Chéhata, propriétaire d’un taxi, affirme qu’il a perdu son gagne-pain, car les parents ont peur de laisser partir leurs enfants seuls à l’école et tout cela à cause de l’insécurité. Lui qui attend chaque année cette rentrée scolaire pour doubler ses revenus n’a pu convaincre, ni rassurer ses anciens clients sur la sécurité de leurs enfants. Pour d’autres parents, la rentrée scolaire signifie également des difficultés dans les transports. Autrement dit, si certains ont pris l’initiative de boycotter les bus scolaires et d’accompagner leurs enfants, d’autres n’ont pas cette option. Ahmad, fonctionnaire, ne sait à quel saint se vouer. Il se demande comment son fils va se rendre à l’école étant donné qu’il prend le métro souterrain. De plus, la station Sadate est fermée depuis un mois suite aux affrontements sanglants entre la police et les pro-Morsi. Ce pauvre fonctionnaire espère que le gouvernement va ouvrir cette station, et ce, avant que les élèves ne reprennent le chemin de l’école. « Il ne nous reste plus qu’à prier le bon Dieu pour qu’il protège nos enfants », dit-il en s’impatientant de voir son quotidien retrouver un semblant de normalité. Les acrobaties qu’il fait chaque jour ne l’aident pas à pointer à l’heure à son travail ou rentrer normalement à la maison. Alors que va faire son fils pour aller à l’école ?

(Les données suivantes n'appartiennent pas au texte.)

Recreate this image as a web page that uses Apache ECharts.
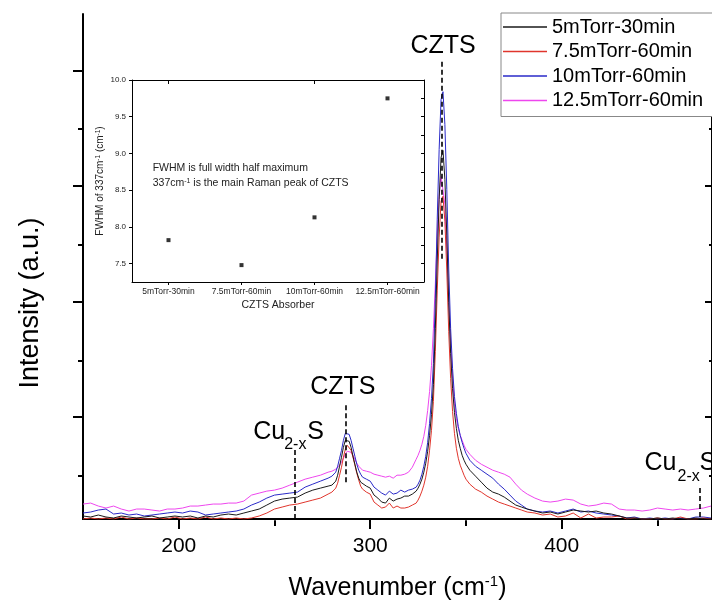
<!DOCTYPE html>
<html>
<head>
<meta charset="utf-8">
<script src="https://cdn.jsdelivr.net/npm/echarts@6/dist/echarts.min.js"></script>
<style>
  html, body { margin: 0; padding: 0; background: #fff; }
  #main { width: 712px; height: 608px; }
</style>
</head>
<body>
<div id="main"></div>
<script>
const FONT = '"Liberation Sans", Arial, sans-serif'

/** Raman shift, cm-1 (shared by the four spectra) */
const wavenumber = [
  150, 154, 158, 162, 166, 170, 174, 178, 182, 186, 190, 194, 198, 202, 206, 210, 214, 218, 222, 226, 230, 234, 238, 242, 246, 250, 254, 258, 262, 266, 270, 274, 278,
  280, 282, 283, 284, 285, 286, 287, 288, 289, 290, 291, 292, 293, 294, 295, 296, 298,
  300, 302, 304, 306, 308, 310, 312, 314, 316, 318, 320, 322, 324,
  325, 326, 327, 328, 329, 330, 331, 332, 333, 334, 335, 336, 337, 338, 339, 340, 341, 342, 343, 344, 345, 346, 347, 348, 349, 350, 352,
  355, 358, 361, 364, 367, 370, 373, 376, 379, 382,
  386, 390, 394, 398, 402, 406, 410, 414, 418, 422, 426, 430, 434, 438, 442, 446, 450, 454, 458, 462, 466, 470, 474, 478,
]

// intensities (a.u.)
const int5mTorr30 = [
  30, 20, 40, 20, 10, 30, 20, 10, 20, 30, 10, 20, 30, 20, 30, 10, 30, 20, 40, 50, 40, 60, 80, 100, 140, 180, 200, 210, 220, 260, 290, 310, 330,
  340, 380, 440, 530, 620, 720, 790, 810, 780, 720, 630, 550, 470, 410, 370, 350, 330,
  310, 240, 210, 170, 160, 210, 180, 200, 210, 230, 230, 250, 280,
  310, 350, 400, 470, 560, 680, 840, 1050, 1350, 1910, 2590, 3210, 3630, 3700, 3410, 2850, 2170, 1660, 1310, 1070, 910, 790, 710, 640, 590, 550, 490,
  430, 370, 310, 270, 250, 220, 180, 140, 120, 100,
  80, 60, 70, 50, 70, 90, 80, 70, 80, 60, 50, 30, 10, 10, 0, 0, 10, 0, 10, 0, 0, 10, 0, 0,
]
const int7p5mTorr60 = [
  0, 10, 0, 10, 0, 20, 0, 10, 0, 0, 10, 0, 20, 0, 10, 0, 20, 0, 10, 0, 10, 0, 10, 30, 60, 100, 120, 140, 150, 170, 190, 210, 250,
  270, 310, 360, 440, 520, 620, 700, 740, 740, 690, 620, 540, 460, 390, 330, 300, 270,
  250, 170, 140, 110, 120, 160, 110, 130, 110, 110, 120, 140, 160,
  190, 230, 280, 340, 420, 530, 690, 890, 1180, 1680, 2290, 2830, 3190, 3240, 2990, 2490, 1880, 1410, 1080, 860, 710, 610, 540, 490, 440, 400, 350,
  300, 270, 230, 200, 170, 150, 130, 110, 90, 70,
  60, 40, 50, 20, 30, 60, 10, 50, 10, 20, 20, 30, 0, 10, 0, 0, 10, 0, 0, 20, 0, 0, 10, 0,
]
const int10mTorr60 = [
  60, 70, 90, 100, 50, 60, 40, 50, 30, 40, 50, 60, 70, 60, 80, 70, 40, 50, 60, 70, 80, 100, 140, 170, 210, 240, 250, 260, 270, 320, 350, 380, 410,
  430, 470, 530, 610, 690, 790, 860, 880, 850, 790, 710, 630, 550, 490, 450, 420, 400,
  380, 320, 290, 260, 240, 280, 250, 260, 290, 270, 290, 300, 320,
  350, 390, 450, 530, 630, 770, 960, 1210, 1560, 2210, 3010, 3710, 4210, 4290, 3960, 3310, 2510, 1910, 1510, 1230, 1060, 930, 840, 770, 710, 660, 590,
  530, 490, 450, 410, 350, 300, 240, 180, 140, 100,
  80, 70, 80, 60, 80, 100, 70, 80, 60, 50, 40, 30, 10, 20, 0, 10, 0, 10, 0, 10, 0, 20, 20, 10,
]
const int12p5mTorr60 = [
  150, 160, 130, 110, 130, 100, 80, 100, 100, 90, 80, 100, 100, 110, 130, 130, 140, 150, 150, 160, 160, 180, 240, 260, 280, 290, 310, 340, 370, 400, 420, 440, 470,
  480, 500, 510, 540, 570, 610, 650, 680, 690, 670, 640, 600, 560, 530, 510, 490, 480,
  470, 450, 440, 430, 420, 430, 410, 440, 440, 450, 470, 520, 600,
  640, 690, 750, 830, 940, 1090, 1280, 1540, 1910, 2360, 2840, 3240, 3440, 3430, 3160, 2710, 2210, 1760, 1410, 1160, 1010, 910, 840, 790, 740, 700, 650,
  590, 550, 520, 490, 470, 450, 420, 350, 290, 250,
  210, 180, 170, 180, 200, 190, 150, 130, 140, 160, 150, 100, 90, 90, 80, 90, 110, 100, 90, 100, 90, 100, 110, 130,
]

const seriesNames = ['5mTorr-30min', '7.5mTorr-60min', '10mTorr-60min', '12.5mTorr-60min']
const seriesValues = [int5mTorr30, int7p5mTorr60, int10mTorr60, int12p5mTorr60]
const seriesColors = ['#1a1a1a', '#e0352c', '#2a2ac8', '#ee46ee']

const xMajorTicks = [200, 300, 400]
const xMinorTicks = [250, 350, 450]
const xTopTicks = [200, 250, 300, 350, 400, 450]
const yMajorTicks = [1029, 2186, 3343, 4500]
const yMinorTicks = [451, 1607, 2764, 3921]

/** 峰位标注: wavenumber, dashed line from top to bottom intensity */
const peakMarks = [
  { label: 'CZTS', x: 337.5, top: 4590, bottom: 2610 },
  { label: 'CZTS', x: 287.3, top: 1143, bottom: 360 },
  { label: 'Cu2-xS', x: 260.8, top: 693, bottom: 0 },
  { label: 'Cu2-xS', x: 472, top: 310, bottom: 0 },
]

// inset: FWHM of the 337 cm-1 peak
const insetCategories = ['5mTorr-30min', '7.5mTorr-60min', '10mTorr-60min', '12.5mTorr-60min']
const insetFwhm = [7.82, 7.48, 8.13, 9.75]
const insetYTicks = [7.5, 8.0, 8.5, 9.0, 9.5, 10.0]
const insetYSmallTicks = [7.5, 7.75, 8.0, 8.25, 8.5, 8.75, 9.0, 9.25, 9.5, 9.75, 10.0]

const MAIN_GRID = { left: 83, top: 14, width: 630, height: 507 }
const X_RANGE = { min: 150, max: 478.5 }
const Y_RANGE = { min: 0, max: 5070 }

const black = '#000'

function hiddenAxisParts() {
  return { axisLabel: { show: false }, splitLine: { show: false } }
}

const option = {
  animation: false,
  backgroundColor: '#fff',
  textStyle: { fontFamily: FONT },
  grid: [
    { ...MAIN_GRID, containLabel: false },
    { ...MAIN_GRID, containLabel: false },
    { left: 132, top: 80, width: 292, height: 202 },
  ],
  legend: {
    data: seriesNames.map((name) => ({ name, icon: 'rect' })),
    orient: 'vertical',
    left: 501,
    top: 13,
    padding: [4, 14, 6, 2],
    itemWidth: 44,
    itemHeight: 1.3,
    itemGap: 4.5,
    backgroundColor: '#fff',
    borderColor: '#888',
    borderWidth: 1,
    textStyle: { fontSize: 20, color: black, fontFamily: FONT },
    z: 20,
  },
  xAxis: [
    {
      gridIndex: 0,
      type: 'value',
      position: 'bottom',
      ...X_RANGE,
      axisLine: { show: true, lineStyle: { color: black, width: 2 } },
      axisTick: { show: true, customValues: xMajorTicks, length: 10, lineStyle: { color: black, width: 2 } },
      axisLabel: { customValues: xMajorTicks, fontSize: 21, color: black, margin: 17, fontFamily: FONT },
      splitLine: { show: false },
      name: 'Wavenumber (cm{s|-1})',
      nameLocation: 'middle',
      nameGap: 55,
      nameTextStyle: {
        fontSize: 25,
        color: black,
        fontFamily: FONT,
        lineHeight: 29,
        rich: { s: { fontSize: 15, verticalAlign: 'top', lineHeight: 15, color: black, fontFamily: FONT } },
      },
    },
    {
      gridIndex: 0,
      type: 'value',
      position: 'top',
      ...X_RANGE,
      axisLine: { show: true, lineStyle: { color: black, width: 2 } },
      axisTick: { show: true, inside: true, customValues: xTopTicks, length: 5, lineStyle: { color: black, width: 1.5 } },
      ...hiddenAxisParts(),
    },
    {
      gridIndex: 1,
      type: 'value',
      position: 'bottom',
      ...X_RANGE,
      axisLine: { show: false },
      axisTick: { show: true, customValues: xMinorTicks, length: 5, lineStyle: { color: black, width: 2 } },
      ...hiddenAxisParts(),
    },
    {
      gridIndex: 2,
      type: 'category',
      position: 'bottom',
      data: insetCategories,
      boundaryGap: true,
      axisLine: { show: true, lineStyle: { color: black, width: 1 } },
      axisTick: { show: true, alignWithLabel: true, length: 3, lineStyle: { color: black } },
      axisLabel: { interval: 0, hideOverlap: false, fontSize: 8.5, color: '#222', margin: 5, fontFamily: FONT },
      splitLine: { show: false },
      name: 'CZTS Absorber',
      nameLocation: 'middle',
      nameGap: 18,
      nameTextStyle: { fontSize: 10.5, color: '#222', fontFamily: FONT },
    },
    {
      gridIndex: 2,
      type: 'category',
      position: 'top',
      data: insetCategories,
      boundaryGap: true,
      axisLine: { show: true, lineStyle: { color: black, width: 1 } },
      axisTick: { show: true, inside: true, alignWithLabel: true, length: 4, lineStyle: { color: black } },
      ...hiddenAxisParts(),
    },
  ],
  yAxis: [
    {
      gridIndex: 0,
      type: 'value',
      position: 'left',
      ...Y_RANGE,
      axisLine: { show: true, lineStyle: { color: black, width: 2 } },
      axisTick: { show: true, customValues: yMajorTicks, length: 10, lineStyle: { color: black, width: 2 } },
      ...hiddenAxisParts(),
    },
    {
      gridIndex: 0,
      type: 'value',
      position: 'right',
      ...Y_RANGE,
      axisLine: { show: true, lineStyle: { color: black, width: 2 } },
      axisTick: { show: true, inside: true, customValues: yMajorTicks, length: 7, lineStyle: { color: black, width: 2 } },
      ...hiddenAxisParts(),
    },
    {
      gridIndex: 1,
      type: 'value',
      position: 'left',
      ...Y_RANGE,
      axisLine: { show: false },
      axisTick: { show: true, customValues: yMinorTicks, length: 5, lineStyle: { color: black, width: 2 } },
      ...hiddenAxisParts(),
    },
    {
      gridIndex: 1,
      type: 'value',
      position: 'right',
      ...Y_RANGE,
      axisLine: { show: false },
      axisTick: { show: true, inside: true, customValues: yMinorTicks, length: 3, lineStyle: { color: black, width: 2 } },
      ...hiddenAxisParts(),
    },
    {
      gridIndex: 2,
      type: 'value',
      position: 'left',
      min: 7.25,
      max: 10.0,
      axisLine: { show: true, lineStyle: { color: black, width: 1 } },
      axisTick: { show: true, customValues: insetYTicks, length: 3, lineStyle: { color: black } },
      axisLabel: {
        customValues: insetYTicks,
        formatter: (v) => v.toFixed(1),
        fontSize: 8,
        color: '#222',
        margin: 6,
        fontFamily: FONT,
      },
      splitLine: { show: false },
      name: 'FWHM of 337cm{s|-1} (cm{s|-1})',
      nameLocation: 'middle',
      nameGap: 24,
      nameTextStyle: {
        fontSize: 10,
        color: '#222',
        fontFamily: FONT,
        lineHeight: 12,
        rich: { s: { fontSize: 6.5, verticalAlign: 'top', lineHeight: 7, color: '#222', fontFamily: FONT } },
      },
    },
    {
      gridIndex: 2,
      type: 'value',
      position: 'right',
      min: 7.25,
      max: 10.0,
      axisLine: { show: true, lineStyle: { color: black, width: 1 } },
      axisTick: { show: true, inside: true, customValues: insetYSmallTicks, length: 3, lineStyle: { color: black } },
      ...hiddenAxisParts(),
    },
  ],
  series: [
    ...seriesNames.map((name, i) => ({
      name,
      type: 'line',
      xAxisIndex: 0,
      yAxisIndex: 0,
      symbol: 'none',
      clip: true,
      lineStyle: { color: seriesColors[i], width: 1 },
      itemStyle: { color: seriesColors[i] },
      data: wavenumber.map((w, k) => [w, seriesValues[i][k]]),
      z: 2 + (3 - i) * 0.1,
    })),
    {
      name: 'FWHM',
      type: 'scatter',
      xAxisIndex: 3,
      yAxisIndex: 4,
      symbol: 'rect',
      symbolSize: 4,
      itemStyle: { color: black },
      data: insetFwhm,
    },
    {
      name: 'peaks',
      type: 'line',
      xAxisIndex: 0,
      yAxisIndex: 0,
      data: [],
      markLine: {
        silent: true,
        symbol: ['none', 'none'],
        label: { show: false },
        lineStyle: { color: black, width: 1.6, type: [5, 3] },
        data: peakMarks.map((p) => [{ coord: [p.x, p.top] }, { coord: [p.x, p.bottom] }]),
      },
    },
  ],
}

const chart = echarts.init(document.getElementById('main'), null, { renderer: 'canvas' })
chart.setOption(option)

/** 标注文字, 以虚线顶端为锚点 */
function toPixel(x, y) {
  return chart.convertToPixel({ gridIndex: 0 }, [x, y])
}

function txt(text, x, y, size, extra) {
  return {
    type: 'text',
    x,
    y,
    z: 30,
    style: { text, fontSize: size, fill: black, fontFamily: FONT, align: 'left', verticalAlign: 'middle', ...(extra || {}) },
  }
}

const [czA, czB, cuA, cuB] = peakMarks.map((p) => toPixel(p.x, p.top))

const graphics = [
  txt('CZTS', czA[0] + 1, czA[1] - 16, 25, { align: 'center' }),
  txt('CZTS', czB[0] - 3, czB[1] - 18, 25, { align: 'center' }),
  // Cu2-xS (left)
  txt('Cu', cuA[0] - 42, cuA[1] - 18, 25),
  txt('2-x', cuA[0] - 11, cuA[1] - 5, 16),
  txt('S', cuA[0] + 12, cuA[1] - 18, 25),
  // Cu2-xS (right, cut by the frame)
  txt('Cu', cuB[0] - 55, cuB[1] - 25, 25),
  txt('2-x', cuB[0] - 22, cuB[1] - 12, 16),
  txt('S', cuB[0] + 0, cuB[1] - 25, 25),
  // y axis title
  {
    type: 'text',
    x: 31,
    y: 303,
    rotation: Math.PI / 2,
    z: 30,
    style: { text: 'Intensity (a.u.)', fontSize: 27, fill: black, fontFamily: FONT, align: 'center', verticalAlign: 'middle' },
  },
  // inset note
  txt('FWHM is full width half maximum', 152.7, 168.3, 10.5, { fill: '#222' }),
  {
    type: 'text',
    x: 152.7,
    y: 183.3,
    z: 30,
    style: {
      text: '337cm{s|-1} is the main Raman peak of CZTS',
      fontSize: 10.5,
      lineHeight: 12,
      fill: '#222',
      fontFamily: FONT,
      align: 'left',
      verticalAlign: 'middle',
      rich: { s: { fontSize: 7, lineHeight: 7, verticalAlign: 'top', fill: '#222', fontFamily: FONT } },
    },
  },
]

chart.setOption({ graphic: graphics })
</script>
</body>
</html>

Les craintes des écoles chrétiennes

Bien que le ministre de l’Education ait déclaré à plusieurs reprises que la sécurité sera assurée aux alentours des établissements scolaires, cela n’a pas apaisé les écoles religieuses, qui ont pris l’initiative d’embaucher des agents de sécurité. La directrice d’une école religieuse, située au centre-ville, n’a pas hésité également à se rendre au commissariat, une semaine avant la rentrée scolaire, pour demander du renfort. Et pourquoi pas puisque ces derniers jours, à travers tout le pays, une soixantaine d’églises ont été prises pour cible par les islamistes qui reprochent à la minorité copte d’avoir soutenu la répression sanglante des militaires à leur égard. Certains édifices, mais aussi des écoles confessionnelles ainsi que des maisons appartenant à des coptes ont été brûlés, essentiellement en Haute-Egypte, au sud de la capitale. « Nous craignons les représailles des Frères musulmans. Il y a une semaine, ils ont tiré des coups de feu en l’air pour nous faire peur. Mais immédiatement des paroissiens sont sortis de l’église pour dresser un barrage et les terroristes sont partis », raconte la soeur. Ce sentiment de frayeur est palpable. « Tout ce que nous demandons, c’est l’aide de l’armée et de la police afin de sécuriser nos élèves menacés ».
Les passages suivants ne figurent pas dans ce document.